Well, I believe that exam scores would also be continuous with only positive values, so why would we use a normal distribution there? 

Because (under the conditions I mentioned before -- lots of components, not too dependent, not to hard or easy) the distribution tends to be fairly close to symmetric, unimodal and not heavy-tailed.
A: Exam scores might be better modeled by a binomial distribution. In a highly simplified case, you might have 100 true/false questions each worth 1 point, so the score would be an integer between 0 and 100. If you assume no correlation between the test-taker's correctness from problem to problem (dubious assumption though), the score is a sum of independent random variables, and the Central Limit Theorem applies. As the number of questions increases, the fraction of correct problems converges to a normal distribution.

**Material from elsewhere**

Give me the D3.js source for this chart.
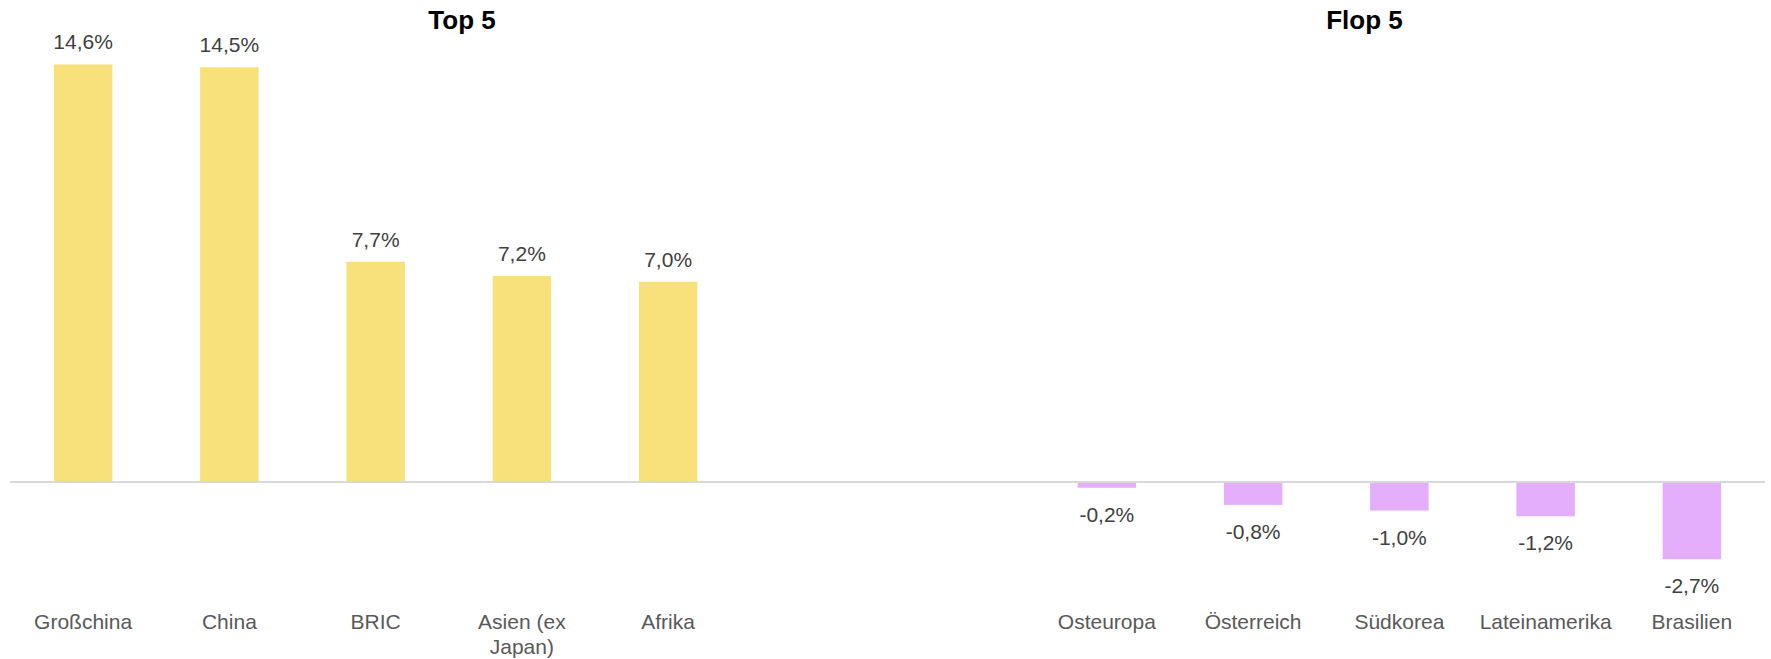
<!DOCTYPE html>
<html>
<head>
<meta charset="utf-8">
<script src="https://d3js.org/d3.v7.min.js"></script>
<style>
    body { margin: 0; background: #fff; }
    text { font-family: "Liberation Sans", Arial, sans-serif; }
</style>
</head>
<body>
<script>
    // Data
    var topCategories = ["Großchina", "China", "BRIC", "Asien (ex|Japan)", "Afrika"];
    var topValues = [14.6, 14.5, 7.7, 7.2, 7.0];
    var flopCategories = ["Osteuropa", "Österreich", "Südkorea", "Lateinamerika", "Brasilien"];
    var flopValues = [-0.2, -0.8, -1.0, -1.2, -2.7];
    var gapSlots = ["_gap1", "_gap2"];
    var titles = ["Top 5", "Flop 5"];

    var w = 1771;
    var h = 659;

    var rows = [];
    for (var i = 0; i < topCategories.length; i++) {
        rows.push({ name: topCategories[i], value: topValues[i] });
    }
    for (var i = 0; i < flopCategories.length; i++) {
        rows.push({ name: flopCategories[i], value: flopValues[i] });
    }
    var domain = topCategories.concat(gapSlots).concat(flopCategories);

    var svg = d3.select("body")
                .append("svg")
                .attr("width", w)
                .attr("height", h);

    var x = d3.scaleBand()
        .domain(domain)
        .range([10, 1765])
        .paddingInner(0.6)
        .paddingOuter(0.3);

    // zero line at 482, ~28.6px per percent
    var y = d3.scaleLinear()
        .domain([-4, 15])
        .range([482 + 4 * 28.6, 482 - 15 * 28.6]);

    var fmt = function(v) {
        return d3.format(".1f")(v).replace(".", ",").replace("−", "-") + "%";
    };

    // titles
    svg.selectAll("text.title")
        .data(titles)
        .enter()
        .append("text")
        .attr("class", "title")
        .attr("x", function(d, i) { return i == 0 ? 462 : 1364.5; })
        .attr("y", 29)
        .attr("text-anchor", "middle")
        .attr("font-size", 26)
        .attr("font-weight", "bold")
        .attr("fill", "#000")
        .text(function(d) { return d; });

    // bars
    svg.selectAll("rect.bar")
        .data(rows)
        .enter()
        .append("rect")
        .attr("class", "bar")
        .attr("x", function(d) { return x(d.name); })
        .attr("width", x.bandwidth())
        .attr("y", function(d) { return y(Math.max(0, d.value)); })
        .attr("height", function(d) { return Math.abs(y(d.value) - y(0)); })
        .attr("fill", function(d) { return d.value >= 0 ? "#f8e17b" : "#e4aefc"; });

    // zero line
    svg.append("line")
        .attr("x1", x.range()[0])
        .attr("x2", x.range()[1])
        .attr("y1", y(0))
        .attr("y2", y(0))
        .attr("stroke", "#d9d9d9")
        .attr("stroke-width", 2);

    // value labels
    svg.selectAll("text.val")
        .data(rows)
        .enter()
        .append("text")
        .attr("class", "val")
        .attr("x", function(d) { return x(d.name) + x.bandwidth() / 2; })
        .attr("y", function(d) { return d.value >= 0 ? y(d.value) - 15 : y(d.value) + 34; })
        .attr("text-anchor", "middle")
        .attr("font-size", 21)
        .attr("fill", "#404040")
        .text(function(d) { return fmt(d.value); });

    // category labels
    var cat = svg.selectAll("text.cat")
        .data(rows)
        .enter()
        .append("text")
        .attr("class", "cat")
        .attr("text-anchor", "middle")
        .attr("font-size", 21)
        .attr("fill", "#595959");

    cat.each(function(d) {
        var parts = d.name.split("|");
        var t = d3.select(this);
        for (var k = 0; k < parts.length; k++) {
            t.append("tspan")
                .attr("x", x(d.name) + x.bandwidth() / 2)
                .attr("y", 629 + k * 25)
                .text(parts[k]);
        }
    });
</script>
</body>
</html>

You ask a good question about the values less than 0. You could also ask the same question about the values greater than 100%. As the number of test questions increases, the variance of the sum decreases, so the peak gets pulled towards the mean. Similarly, the best fit normal distribution will have smaller variance and the weight of the pdf outside the [0, 1] interval tends towards 0, although it will always be nonzero. The space between possible values of "fraction correct" will also decrease (1/100 for 100 questions, 1/1000 for 1000 questions, etc.), so informally, the pdf begins to behave more and more like a continuous pdf.